Pose-guided video generation: Generates videos of characters following input pose sequences, enabling precise motion control.

Technical Principles of Stand-In

Conditional image branch: Introduces a conditional image branch into the pretrained video generation model. A pretrained VAE (Variational Autoencoder) encodes the reference image into the same latent space as the video, extracting rich facial features.
Restricted self-attention mechanism: Implements identity control via restricted self-attention, allowing video features to effectively reference identity information from the reference image while maintaining independence. Conditional Position Mapping is used to distinguish image and video features, ensuring accurate and efficient information exchange.
Low-Rank Adaptation (LoRA): Enhances the model’s ability to leverage identity information while keeping it lightweight. LoRA fine-tunes only the QKV projections of the conditional image branch, minimizing additional training parameters.
KV caching: The reference image is fixed at time step zero, and its Key and Value matrices remain constant during the diffusion denoising process. Caching these matrices during inference accelerates computation.
Lightweight design: Stand-In trains approximately 1% additional parameters, significantly reducing training costs and computational overhead. This enables easy integration into existing T2V models with strong scalability and compatibility.
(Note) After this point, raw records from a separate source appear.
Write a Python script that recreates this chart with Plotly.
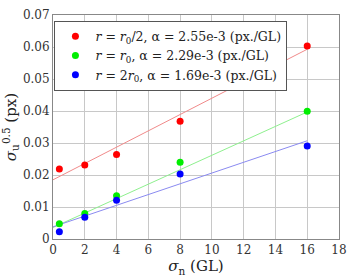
import plotly.graph_objects as go

x_vals = [0.4, 2, 4, 8, 16]
red_y = [0.0219, 0.0231, 0.0264, 0.0368, 0.0603]
green_y = [0.0048, 0.0080, 0.0135, 0.0240, 0.0399]
blue_y = [0.0023, 0.0068, 0.0121, 0.0203, 0.0291]

fit_x = [0, 16]
red_fit = [0.0185, 0.0593]
green_fit = [0.0036, 0.0397]
blue_fit = [0.0038, 0.0307]

labels = [
    "<i>r</i> = <i>r</i><sub>0</sub>/2, α = 2.55e-3 (px./GL)",
    "<i>r</i> = <i>r</i><sub>0</sub>, α = 2.29e-3 (px./GL)",
    "<i>r</i> = 2<i>r</i><sub>0</sub>, α = 1.69e-3 (px./GL)",
]

x_ticks = list(range(0, 19, 2))
y_ticks = [0, 0.01, 0.02, 0.03, 0.04, 0.05, 0.06, 0.07]
y_ticktext = ["0", "0.01", "0.02", "0.03", "0.04", "0.05", "0.06", "0.07"]

series = [
    (red_y, red_fit, "#ff0000", "#f08a8a", labels[0]),
    (green_y, green_fit, "#00ee00", "#8ef08e", labels[1]),
    (blue_y, blue_fit, "#0000ff", "#8a8af0", labels[2]),
]

fig = go.Figure()
for ys, fit, c, lc, name in series:
    fig.add_trace(go.Scatter(x=fit_x, y=fit, mode="lines", line=dict(color=lc, width=1),
                             showlegend=False, hoverinfo="skip"))
for ys, fit, c, lc, name in series:
    fig.add_trace(go.Scatter(x=x_vals, y=ys, mode="markers", name=name,
                             marker=dict(color=c, size=7)))

font_fam = "DejaVu Serif"
fig.update_layout(
    width=355, height=278,
    margin=dict(l=50, r=8, t=11, b=33),
    paper_bgcolor="white", plot_bgcolor="white",
    font=dict(family=font_fam, size=12, color="#333333"),
    legend=dict(x=0.005, y=0.975, xanchor="left", yanchor="top",
                bgcolor="white", bordercolor="#555555", borderwidth=1,
                font=dict(family=font_fam, size=12.5, color="#222222"), itemwidth=30,
                tracegroupgap=0),
    xaxis=dict(range=[0, 18], tickvals=x_ticks, showgrid=True, gridcolor="#c8c8c8",
               gridwidth=1, showline=True, linecolor="#888888", mirror=True,
               ticks="", zeroline=False,
               title=dict(text="<i>σ</i><sub>n</sub> (GL)", font=dict(family=font_fam, size=15, color="#222222"),
                          standoff=2)),
    yaxis=dict(range=[0, 0.07], tickvals=y_ticks, ticktext=y_ticktext, showgrid=True,
               gridcolor="#c8c8c8", gridwidth=1, showline=True, linecolor="#888888",
               mirror=True, ticks="", zeroline=False,
               title=dict(text="<i>σ</i><sub>u</sub><sup>0.5</sup> (px)",
                          font=dict(family=font_fam, size=15, color="#222222"), standoff=4)),
)
fig.write_html("out.html")
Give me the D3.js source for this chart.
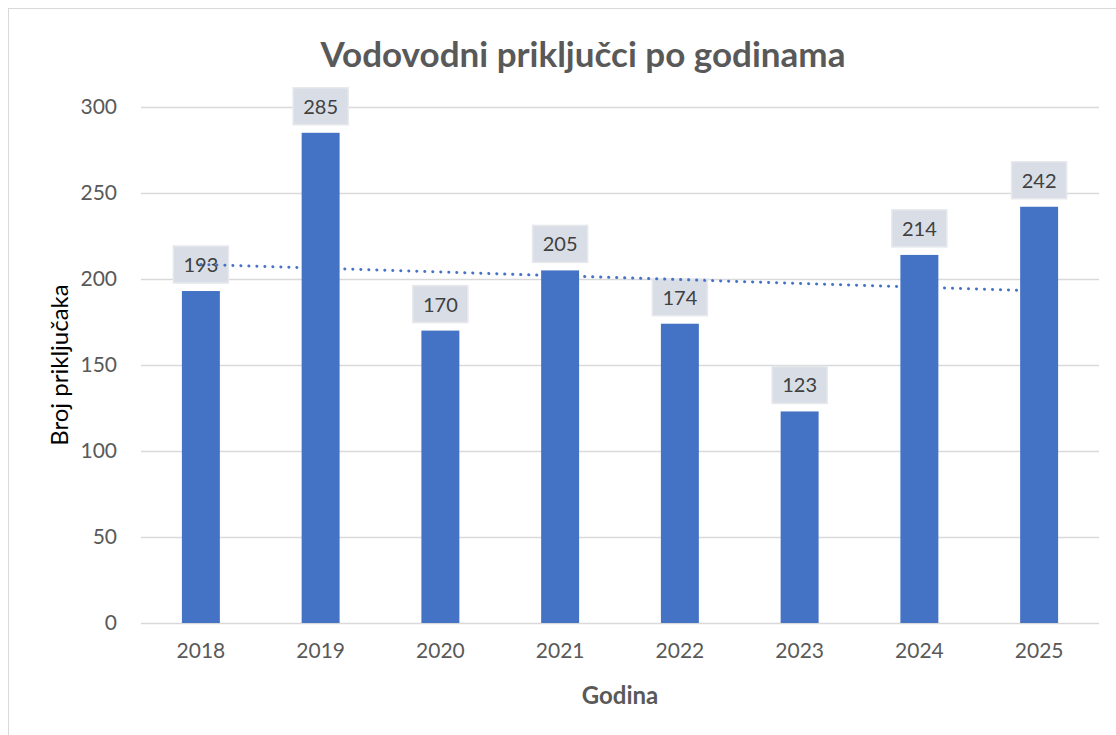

Project Links for Stand-In

Official Website: https://www.stand-in.tech/
GitHub Repository: https://github.com/WeChatCV/Stand-In
Hugging Face Model Hub: https://huggingface.co/BowenXue/Stand-In
arXiv Paper: https://arxiv.org/pdf/2508.07901

Application Scenarios of Stand-In

Virtual character generation: Creates consistent virtual characters for films, TV series, and animations.
Special effects synthesis: Rapidly generates identity-consistent virtual characters for VFX, reducing the complexity of post-production.
Personalized advertising: Produces personalized ad videos based on user-provided reference images, enhancing engagement and appeal.
Virtual brand ambassadors: Builds virtual spokespersons for brand promotion and product marketing, ensuring consistency and coherence of brand image.
Character customization: Allows players to generate in-game characters based on their own likeness, enhancing immersion and personalization.